There’s no doubt that Skye & Ross is a far happier working environment for Edwards and Godfrey now that they can do their own thing without DJ and Producer Paul controlling things in the studio.

“It was actually a very positive experience recording the record. It was really enjoyable,” she proclaims. “I mean, I enjoyed [2013’s] Head Up High; recording that last record. Ross didn’t. That was difficult for him – there’s conflict between him and his brother. It’s a real shame how it’s turned out when you think how long the band has been going now – for 20-odd years. But, they just can’t get on, and there’s no way forward. I can’t imagine the three of us being able to make a record together again. So, we’re moving forward as Skye & Ross.
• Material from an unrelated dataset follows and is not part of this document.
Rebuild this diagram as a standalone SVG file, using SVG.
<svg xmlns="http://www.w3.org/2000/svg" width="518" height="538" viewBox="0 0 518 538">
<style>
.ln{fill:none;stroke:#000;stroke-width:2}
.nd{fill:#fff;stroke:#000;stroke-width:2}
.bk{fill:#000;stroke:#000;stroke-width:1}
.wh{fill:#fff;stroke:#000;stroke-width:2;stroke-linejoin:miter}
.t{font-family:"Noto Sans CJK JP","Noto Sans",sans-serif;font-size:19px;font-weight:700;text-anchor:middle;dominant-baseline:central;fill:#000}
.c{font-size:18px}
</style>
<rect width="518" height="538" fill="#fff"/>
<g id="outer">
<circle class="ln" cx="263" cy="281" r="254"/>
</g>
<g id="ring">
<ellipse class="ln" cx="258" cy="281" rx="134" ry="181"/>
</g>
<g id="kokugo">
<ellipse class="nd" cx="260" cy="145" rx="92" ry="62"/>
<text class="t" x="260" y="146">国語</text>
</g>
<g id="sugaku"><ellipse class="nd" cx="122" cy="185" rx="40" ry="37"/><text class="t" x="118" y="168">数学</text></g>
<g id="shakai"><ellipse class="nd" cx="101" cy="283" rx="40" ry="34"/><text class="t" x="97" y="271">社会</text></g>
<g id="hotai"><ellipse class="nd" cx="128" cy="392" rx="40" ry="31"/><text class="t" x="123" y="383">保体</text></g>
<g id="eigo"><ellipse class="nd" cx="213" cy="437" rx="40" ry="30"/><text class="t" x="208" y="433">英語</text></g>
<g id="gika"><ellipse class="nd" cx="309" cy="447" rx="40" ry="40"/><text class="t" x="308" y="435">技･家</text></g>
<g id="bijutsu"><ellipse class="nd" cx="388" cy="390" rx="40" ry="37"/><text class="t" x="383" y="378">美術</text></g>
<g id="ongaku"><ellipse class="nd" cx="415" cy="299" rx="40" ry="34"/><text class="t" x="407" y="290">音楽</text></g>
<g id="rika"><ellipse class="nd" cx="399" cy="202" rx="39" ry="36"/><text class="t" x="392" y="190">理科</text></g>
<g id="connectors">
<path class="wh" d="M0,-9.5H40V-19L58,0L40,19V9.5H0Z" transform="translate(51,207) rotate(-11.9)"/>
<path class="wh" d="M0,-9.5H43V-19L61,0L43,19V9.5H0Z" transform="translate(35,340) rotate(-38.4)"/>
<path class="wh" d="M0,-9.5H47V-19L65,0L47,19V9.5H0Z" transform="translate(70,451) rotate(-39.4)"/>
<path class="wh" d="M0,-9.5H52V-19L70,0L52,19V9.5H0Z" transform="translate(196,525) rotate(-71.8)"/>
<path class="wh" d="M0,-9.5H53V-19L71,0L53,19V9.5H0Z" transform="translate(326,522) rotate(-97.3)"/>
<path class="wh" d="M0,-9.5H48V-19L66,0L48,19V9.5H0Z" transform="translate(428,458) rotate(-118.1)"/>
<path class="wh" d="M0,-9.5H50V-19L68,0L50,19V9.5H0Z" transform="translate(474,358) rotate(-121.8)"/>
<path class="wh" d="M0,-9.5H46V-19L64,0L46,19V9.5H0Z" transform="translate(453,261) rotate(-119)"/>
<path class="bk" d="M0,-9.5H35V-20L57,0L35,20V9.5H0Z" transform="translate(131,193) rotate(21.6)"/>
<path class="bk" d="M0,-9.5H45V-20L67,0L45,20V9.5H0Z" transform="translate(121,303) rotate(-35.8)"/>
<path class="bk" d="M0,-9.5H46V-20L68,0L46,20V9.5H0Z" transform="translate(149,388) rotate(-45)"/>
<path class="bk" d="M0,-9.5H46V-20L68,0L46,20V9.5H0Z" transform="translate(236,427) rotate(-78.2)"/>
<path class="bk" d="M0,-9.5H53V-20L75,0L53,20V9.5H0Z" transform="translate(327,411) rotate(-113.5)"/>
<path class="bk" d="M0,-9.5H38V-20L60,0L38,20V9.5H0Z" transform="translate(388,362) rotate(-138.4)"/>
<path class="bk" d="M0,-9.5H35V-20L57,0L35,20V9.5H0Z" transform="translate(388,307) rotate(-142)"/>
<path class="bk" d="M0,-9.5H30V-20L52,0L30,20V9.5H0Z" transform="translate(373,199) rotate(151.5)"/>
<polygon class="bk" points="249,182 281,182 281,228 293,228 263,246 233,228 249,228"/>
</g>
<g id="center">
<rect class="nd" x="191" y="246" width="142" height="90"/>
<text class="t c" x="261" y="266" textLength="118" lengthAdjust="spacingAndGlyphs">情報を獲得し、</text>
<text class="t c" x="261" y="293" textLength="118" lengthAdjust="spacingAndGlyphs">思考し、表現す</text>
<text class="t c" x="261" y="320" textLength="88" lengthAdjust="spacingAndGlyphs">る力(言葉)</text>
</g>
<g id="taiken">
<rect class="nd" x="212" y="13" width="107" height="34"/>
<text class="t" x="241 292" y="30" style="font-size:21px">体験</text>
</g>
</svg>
“It’s a shame because I like being able to say, ‘yeah, I’m in a band called Morcheeba.’ The name Morcheeba is cool. It looks great written down, and it’s got the whole legacy behind it, so [going out as Skye & Ross] is like rebranding and starting again in many ways. But then, there’s not many new bands that can still tour the world [like we do], and we’ve got such a great back catalogue – once the fans realise that it’s the same thing, but just under a new name, then they’re very supportive.

“They do love the new songs as well, which is great, especially How To Fly goes down really well. Light Of Gold, people love singing along to that one. But, you know what it’s like, people just love their favourite songs like Blindfold, which is one of my favourites as well. Part Of The Process, The Sea – they’re just classics, and it takes time to have classic songs. They’re not classics overnight.”

Now 44, looking and sounding amazing, touring the world with four kids in tow is no mean feat – is Edwards lauded as a role model for some?

“I don’t know,” she says, slightly amused. “Some people do things like my voice and my style, I guess, but I don’t really take on that role, apart from as a mother to my kids. I’ve got two daughters and I try not to show too much cleavage, and that kind of stuff. I’ve shown my video to some friends when I did my solo record, and they loved that I was a black woman in a music video without shaking my booty, and without my breasts out and stuff, so that was really positive I think!”

SKYE & ROSS play Chevron Festival Gardens at Elizabeth Quay, as part of the Perth International Arts Festival, on Sunday, 12 February, with LILT supporting.